Do you remember when housing associations were falling over each other to prove how ‘green’ they were? But since the recession and David Cameron reportedly telling his aides to “get rid of all the green crap” the funding has been cut and the social sector’s priorities have changed. Yet we all know that the linked problems of climate change, over-use of fossil fuels and fuel poverty are now far more urgent. The fact that even newly built homes are leaking so much energy they cost their occupants £200 annually in higher-than-necessary fuel bills shows how many backward steps we’ve taken while the problem has got worse.

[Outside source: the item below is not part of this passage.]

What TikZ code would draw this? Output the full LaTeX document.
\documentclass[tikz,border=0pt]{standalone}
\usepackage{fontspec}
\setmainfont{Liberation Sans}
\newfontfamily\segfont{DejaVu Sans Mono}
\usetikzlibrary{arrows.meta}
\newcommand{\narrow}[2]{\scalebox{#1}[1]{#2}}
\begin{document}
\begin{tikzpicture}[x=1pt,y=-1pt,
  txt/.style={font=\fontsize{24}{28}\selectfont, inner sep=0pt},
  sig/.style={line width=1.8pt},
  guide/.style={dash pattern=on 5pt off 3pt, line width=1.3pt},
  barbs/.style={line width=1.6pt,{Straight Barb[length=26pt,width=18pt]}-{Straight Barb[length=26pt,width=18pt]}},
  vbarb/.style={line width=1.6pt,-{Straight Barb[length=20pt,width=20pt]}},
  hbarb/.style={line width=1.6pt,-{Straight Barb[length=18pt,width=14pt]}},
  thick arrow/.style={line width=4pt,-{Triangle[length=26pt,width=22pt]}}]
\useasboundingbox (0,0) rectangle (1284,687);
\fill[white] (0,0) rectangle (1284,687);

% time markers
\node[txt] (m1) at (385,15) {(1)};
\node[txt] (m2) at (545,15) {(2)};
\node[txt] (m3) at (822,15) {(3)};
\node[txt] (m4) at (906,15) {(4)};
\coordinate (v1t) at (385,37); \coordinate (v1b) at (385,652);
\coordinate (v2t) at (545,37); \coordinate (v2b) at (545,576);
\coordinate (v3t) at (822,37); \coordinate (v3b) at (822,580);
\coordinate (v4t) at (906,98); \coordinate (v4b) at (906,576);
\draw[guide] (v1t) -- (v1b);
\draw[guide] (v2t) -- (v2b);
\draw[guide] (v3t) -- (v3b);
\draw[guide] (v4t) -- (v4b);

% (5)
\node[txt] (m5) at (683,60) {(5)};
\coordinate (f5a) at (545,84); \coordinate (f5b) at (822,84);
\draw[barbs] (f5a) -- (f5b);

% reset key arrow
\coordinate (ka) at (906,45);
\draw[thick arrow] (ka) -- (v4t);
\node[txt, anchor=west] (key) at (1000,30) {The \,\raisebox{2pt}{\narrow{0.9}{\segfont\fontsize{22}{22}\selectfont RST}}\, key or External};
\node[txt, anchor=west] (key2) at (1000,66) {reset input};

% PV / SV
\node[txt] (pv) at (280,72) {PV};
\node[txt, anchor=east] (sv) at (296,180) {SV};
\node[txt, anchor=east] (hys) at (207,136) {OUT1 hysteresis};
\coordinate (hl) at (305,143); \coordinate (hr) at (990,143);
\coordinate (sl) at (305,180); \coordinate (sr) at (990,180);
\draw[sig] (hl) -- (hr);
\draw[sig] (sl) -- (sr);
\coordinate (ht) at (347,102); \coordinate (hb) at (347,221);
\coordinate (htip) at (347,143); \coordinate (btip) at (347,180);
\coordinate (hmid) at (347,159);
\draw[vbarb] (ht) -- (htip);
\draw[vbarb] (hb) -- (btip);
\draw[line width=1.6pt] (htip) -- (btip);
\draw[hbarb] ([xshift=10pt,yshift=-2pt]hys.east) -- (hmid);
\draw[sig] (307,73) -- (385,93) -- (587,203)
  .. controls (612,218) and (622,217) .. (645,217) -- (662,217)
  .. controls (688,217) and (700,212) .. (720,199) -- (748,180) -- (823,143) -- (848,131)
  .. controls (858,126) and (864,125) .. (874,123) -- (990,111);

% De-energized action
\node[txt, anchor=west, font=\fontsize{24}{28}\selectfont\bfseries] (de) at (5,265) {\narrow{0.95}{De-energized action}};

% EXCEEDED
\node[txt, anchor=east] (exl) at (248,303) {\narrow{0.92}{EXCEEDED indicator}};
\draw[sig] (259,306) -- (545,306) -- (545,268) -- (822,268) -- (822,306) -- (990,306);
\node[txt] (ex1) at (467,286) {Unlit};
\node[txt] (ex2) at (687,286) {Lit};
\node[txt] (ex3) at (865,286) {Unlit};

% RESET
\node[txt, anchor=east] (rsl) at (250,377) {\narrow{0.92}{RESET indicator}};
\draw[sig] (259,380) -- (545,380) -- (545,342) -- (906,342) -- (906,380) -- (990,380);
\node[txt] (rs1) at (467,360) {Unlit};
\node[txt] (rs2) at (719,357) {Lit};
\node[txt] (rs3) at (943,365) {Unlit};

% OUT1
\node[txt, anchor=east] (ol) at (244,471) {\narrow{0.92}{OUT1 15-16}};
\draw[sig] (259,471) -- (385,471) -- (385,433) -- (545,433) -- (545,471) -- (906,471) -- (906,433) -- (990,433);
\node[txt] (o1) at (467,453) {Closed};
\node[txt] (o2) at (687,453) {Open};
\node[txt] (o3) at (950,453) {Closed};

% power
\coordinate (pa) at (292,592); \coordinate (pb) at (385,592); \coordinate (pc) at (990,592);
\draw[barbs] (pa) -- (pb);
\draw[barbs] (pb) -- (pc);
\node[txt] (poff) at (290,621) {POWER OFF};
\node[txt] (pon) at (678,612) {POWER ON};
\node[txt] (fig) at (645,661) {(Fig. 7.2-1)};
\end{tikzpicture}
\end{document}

Now comes a timely warning from the official Committee on Climate Change (CCC). It says that carbon emissions from homes should have fallen to 13% below 1990 levels by 2017, yet the actual reduction was just 9%. Our housing stock is causing a double problem, according to the CCC, being not only unfit to protect us as climate change takes place, but also being a big part of the cause of climate change because housing accounts for around 15% of the UK’s greenhouse gas emissions. We could add to that a third problem – more than one in ten households living in fuel poverty because they spend more than 10% of their income on fuel bills.
Government policy, which is supposed to be driving us towards the UK’s legally binding climate goals, is actually headed in the opposite direction. In 2015 George Osborne scrapped the plan to introduce zero-carbon homes, and removed the Code for Sustainable Homes that applied in the social sector. The CCC says that “This has led to many new homes being built only to minimum standards for water and energy efficiency.” Just 1% of new homes built in 2018 met the highest Energy Performance Certificate standard (Band A). This represents a huge and irresponsible waste of an opportunity to upgrade the energy efficiency of the stock – especially as the least efficient of the homes built now will need expensive retrofit work within a few years if standards are suddenly raised, as the climate worsens. The problem is made even bigger by poor enforcement of the standards that do apply, given the “worrying deficiencies in the current system of building regulations” that the CCC point out.
If we can’t get it right when we build new homes, what hope is there of successfully facing the much bigger challenge of bringing the existing stock up to high standards? Five years ago, CIH repeated a warning that climate goals could only be met if we succeed in retrofitting existing homes to high standards at the rate of one every minute. It goes without saying that, having spent that period making nothing like the required rate of progress, the task is now even bigger. The target should be to ensure that all existing homes are rated in bands A-C for energy efficiency. At the moment, less than one third of dwellings achieve it. The situation has arisen because of the failure of the coalition government’s ‘green deal’ and the erosion of obligations on energy companies since Cameron made his promise to cut fuel bills by removing the “green crap” – a measure that would, in practice, put the bills up, not reduce them. The CCC shows how investment in insulation has plummeted as a result. It argues not for restoration of energy company payments but for direct funding by the Treasury, recognising that retrofit work should be a “national infrastructure priority”.
Support for such investment has come from a timely investigation which shows that energy efficiency can provide a significant boost to economic growth. Whereas conventional thinking links a growing economy to higher energy use, the study shows that improved energy efficiency over the last four decades accounts for a quarter of all the increase in GDP that has taken place over that time. Turning conventional wisdom on its head, the authors show that investing in more efficient use of energy isn’t a drain on the economy at all – in fact, the economy would be smaller if we’d failed to make such investment in recent years. The argument applies to energy efficiency improvements in all sectors, but the clear message for housing is that not only does retrofitting produce warmer homes and help combat fuel poverty, it also boosts the economy.
What should social landlords do? Sustainable Homes has just produced an outline of the task needed to reach sustainability by 2050, beginning now. Every social landlord should be taking the kind of steps which it sets out, and this should be a huge driver of its asset management and stock investment programmes. The sector must continue to lobby government for the resources needed for this task – one that is even more necessary after the Grenfell Tower fire cast doubts on the safety of cladding systems.
On new build, social landlords must build to high energy standards, especially in an era of increased use of off-site construction which provides an ideal opportunity to drastically improve energy efficiency levels. The sector must also lobby government to ensure that this issue forms a big part of its building better and beautiful campaign.
Let’s pay attention to the message of hope and urgency coming from the 15 year-old Swedish climate activist Greta Thunberg. She told the European Union it needed to double its targets for reducing carbon emissions. The same – and more – applies to the housing industry too.